舟橋なるほど。先生の恩師である笠原先生から、「大学病院との関連が無い医療機関は将来性が無い」という話を随分前にうかがった事があります。私の場合は、先生からご指導をいただきながら、実際の臨床に活かさせていただいていますが、「研究の側面を我々臨床がもう少し担っていかなければいけないのでは?」とも考えています。
岩田そうですね。ずっと大学にいれば自動的に最先端の研究を行い、知識を得られる訳ですけど、一度大学を離れて最前線の臨床に入られると、かなり意識していないとそうしたものをキャッチアップできなくなってくるかなと思います。ただ、その一方で、医学の分野でもまだよくわかっていないことだらけですから、よく言われる“リサーチマインド(探究心)”が、やはり医師にとって決定的に重要だと思います。だから、リサーチマインドを大学でしっかり学んでから臨床に出ることが、非常に重要だと思います。
舟橋岩田先生は大学の教授であり、医学部長でいらっしゃいますが、民間の医療機関やクリニックと大学病院の違いを感じていらっしゃいますか?
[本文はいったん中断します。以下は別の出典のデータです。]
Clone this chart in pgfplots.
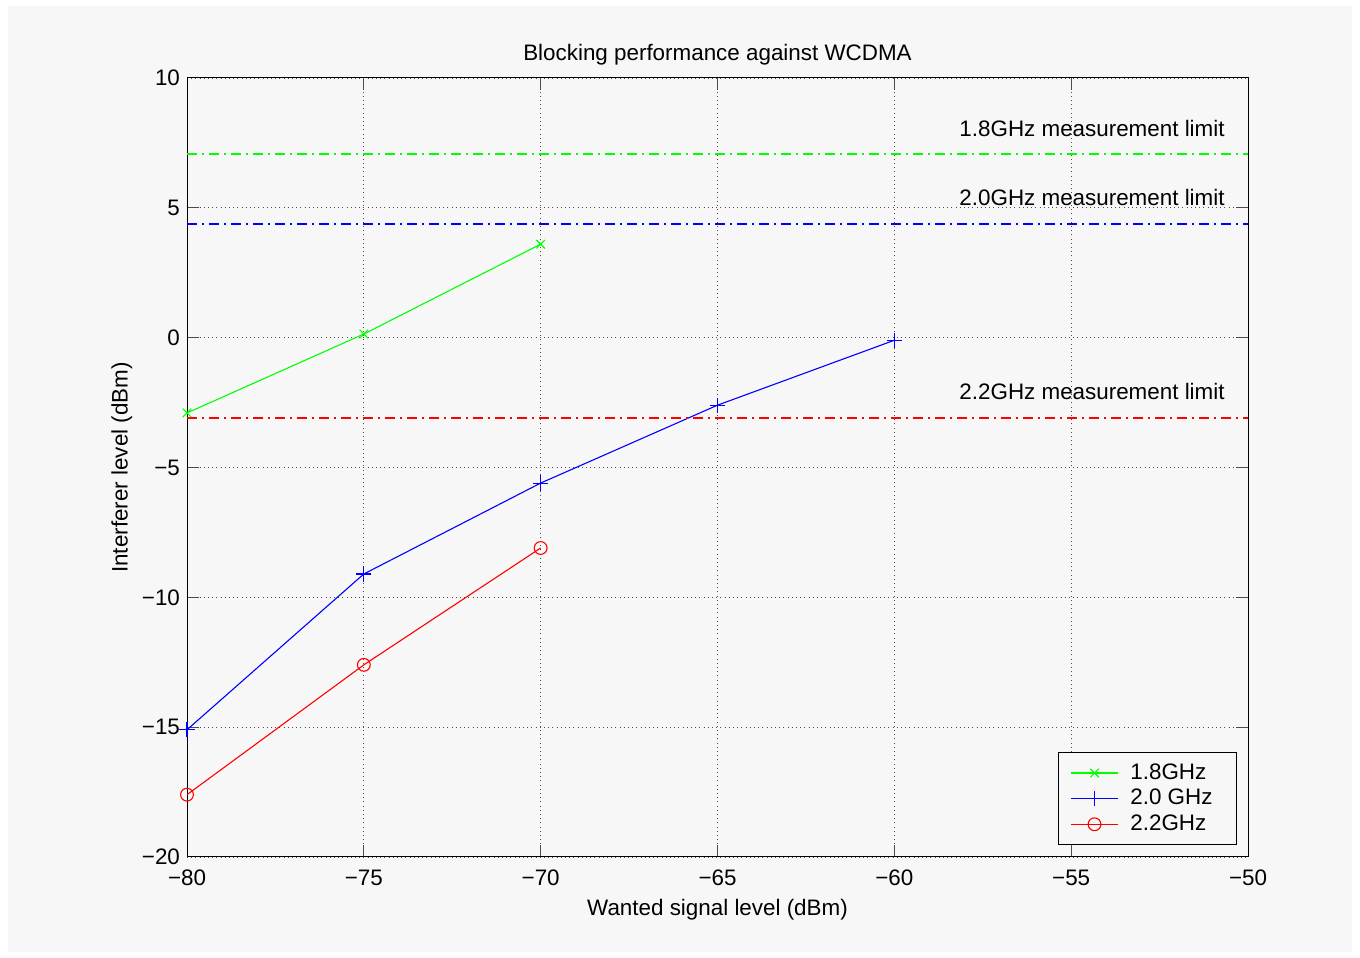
\documentclass[border=0pt]{standalone}
\usepackage{pgfplots}
\pgfplotsset{compat=1.18}
\usepackage{fontspec}
\setmainfont{Liberation Sans}
\definecolor{bg}{HTML}{F7F7F7}
\definecolor{mg}{rgb}{0,1,0}
\definecolor{mb}{rgb}{0,0,1}
\definecolor{mr}{rgb}{1,0,0}
\begin{document}
\begin{tikzpicture}[x=0.5pt,y=0.5pt]
\fill[white] (0,0) rectangle (1360,958);
\fill[bg] (8,6) rectangle (1352,952);
\begin{axis}[
  at={(93.5pt,50.5pt)}, anchor=south west,
  scale only axis, width=530.5pt, height=389.5pt,
  xmin=-80, xmax=-50, ymin=-20, ymax=10,
  xtick={-80,-75,...,-50}, ytick={-20,-15,...,10},
  xticklabels={−80,−75,−70,−65,−60,−55,−50},
  yticklabels={−20,−15,−10,−5,0,5,10},
  tick align=inside, major tick length=6pt,
  tick style={black!70, line width=0.5pt},
  axis line style={black, line width=0.5pt},
  grid=major,
  major grid style={black!70, line width=0.4pt, dash pattern=on 0.5pt off 1.6pt},
  axis background/.style={fill=bg},
  font=\fontsize{11.2}{13}\selectfont,
  ticklabel style={font=\fontsize{11.2}{13}\selectfont},
  xticklabel style={yshift=-3pt},
  title={Blocking performance against WCDMA},
  title style={at={(0.5,1)}, anchor=south, yshift=-3pt},
  xlabel={Wanted signal level (dBm)},
  ylabel={Interferer level (dBm)},
  xlabel style={yshift=0pt},
  ylabel style={yshift=-2pt},
  legend style={at={(rel axis cs:0.9896,0.0154)}, anchor=south east,
    draw=black, fill=bg, font=\fontsize{11.2}{13}\selectfont,
    row sep=-0.5pt, inner xsep=6pt, inner ysep=3.5pt,
    nodes={inner xsep=6pt}},
  legend cell align=left,
  legend image code/.code={%
    \draw[mark repeat=2,mark phase=2,#1] plot coordinates {(0cm,0cm) (0.41cm,0cm) (0.82cm,0cm)};},
]
\addplot[mg, line width=0.55pt, mark=x, mark size=3pt] coordinates {(-80,-2.9) (-75,0.14) (-70,3.6)};
\addlegendentry{1.8GHz}
\addplot[mb, line width=0.55pt, mark=+, mark size=3.8pt] coordinates {(-80,-15.1) (-75,-9.1) (-70,-5.6) (-65,-2.6) (-60,-0.1)};
\addlegendentry{2.0 GHz}
\addplot[mr, line width=0.55pt, mark=o, mark size=3.2pt] coordinates {(-80,-17.6) (-75,-12.6) (-70,-8.1)};
\addlegendentry{2.2GHz}
\addplot[mg, line width=0.6pt, dash pattern=on 5pt off 2.5pt on 1pt off 2.5pt, forget plot] coordinates {(-80,7.07) (-50,7.07)};
\addplot[mb, line width=0.6pt, dash pattern=on 5pt off 2.5pt on 1pt off 2.5pt, forget plot] coordinates {(-80,4.38) (-50,4.38)};
\addplot[mr, line width=0.6pt, dash pattern=on 5pt off 2.5pt on 1pt off 2.5pt, forget plot] coordinates {(-80,-3.09) (-50,-3.09)};
\node[anchor=east, inner sep=0pt] at (axis cs:-50.65,8.07) {1.8GHz measurement limit};
\node[anchor=east, inner sep=0pt] at (axis cs:-50.65,5.38) {2.0GHz measurement limit};
\node[anchor=east, inner sep=0pt] at (axis cs:-50.65,-2.09) {2.2GHz measurement limit};
\end{axis}
\end{tikzpicture}
\end{document}
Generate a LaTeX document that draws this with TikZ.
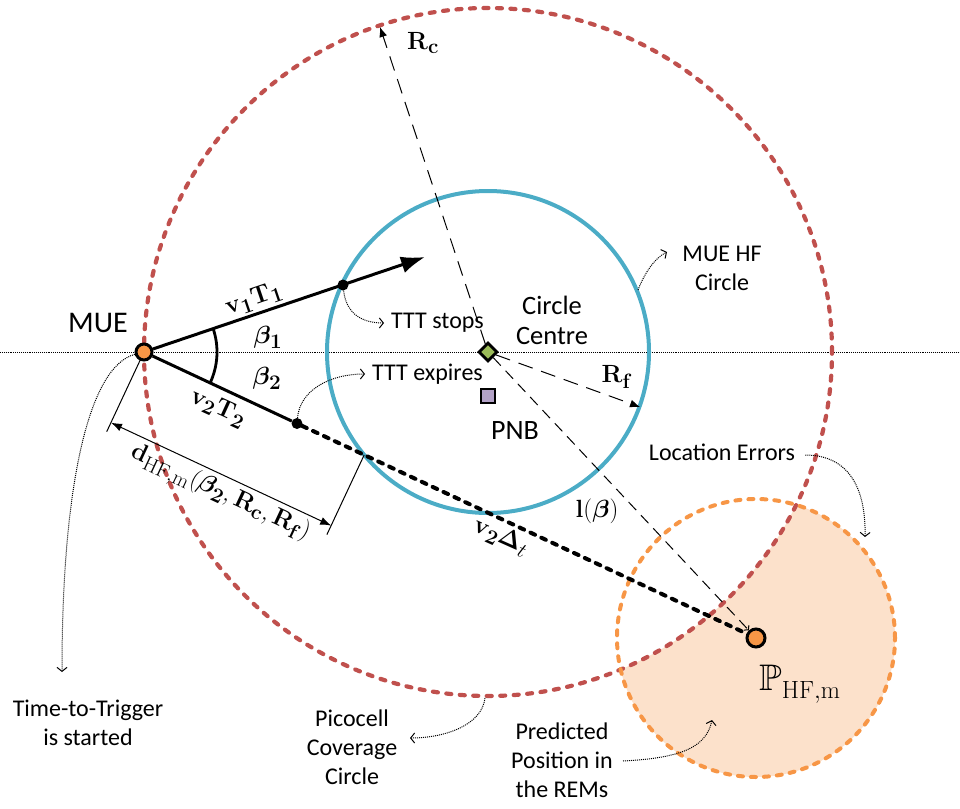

岩田民間の医療機関やクリニックの方々は、患者さんのために必死に取り組んでいると感じます。もちろん私たちも真剣に取り組んでいるのですが、それ以上ですね。それが、非常に大きな力だと思っています。そして、若い精神科医の教育は、専門医制度も含めてですけれど、生涯教育が必要だと考えています。ところが、医師は生涯教育のための制度が確立されていないこともあって、必ずしも十分だとは言えません。精神科領域において、それをどう取り組んでいくかが、大きな課題だと思います。そうした状況の中で、精神疾患の患者さんを最も多く診察しているのは、言うまでもなく診療所の先生です。これはもう厳然たる事実で、その次が精神科病院の先生。一番少ないのはおそらく大学病院の先生です。患者さんにとって最も最前線にいる診療所の先生方が今の日本の精神科臨床を支えているという事実は明らかだと思います。
舟橋大学病院での臨床のあり方と、病院やクリニックの診療のあり方については、岩田先生はどの様にお考えでしょうか?
岩田内科や外科の様な普通の診療科であれば、患者さんはまず地域の診療機関である開業医さんに行き、少し特殊な検査が必要になったり、あるいは手術が必要になったりすると、地域の病院に紹介されます。そして、地域の病院では難しい様な高度な治療が必要になった場合は大学病院に行く。多分そうしたステップが、厚生労働省が考えている医療の構造ではないかと思っています。それに対して、精神科に関しては、実はそうなっていないのが現状かなと思います。精神症状が重度の方が最後に大学病院に行くのではなく、おそらく単科の精神科病院が引き受けていらっしゃいます。その一方で、精神科病院の病床数は今後一気に減っていく事が予測されており、大きな転換期を迎えていると思います。
そういう中で、新しい20年後、30年後の日本の精神科医療の枠の中で、診療所の役割、専門病院としての単科精神病院の役割、そして大学病院にある精神科の役割が、理想的な形になっていけばいいのかなと、私は考えています。現状では、これは私の考えですが、大学病院は非常に高機能な診療科を多数持つ病院の中の精神科であるため、難しい合併症であるとか、非常に診断が難しい患者さんを引き受けて行っていく医療機関として、精神科臨床の中で位置付けてもらうのがいいのではないかと思っています。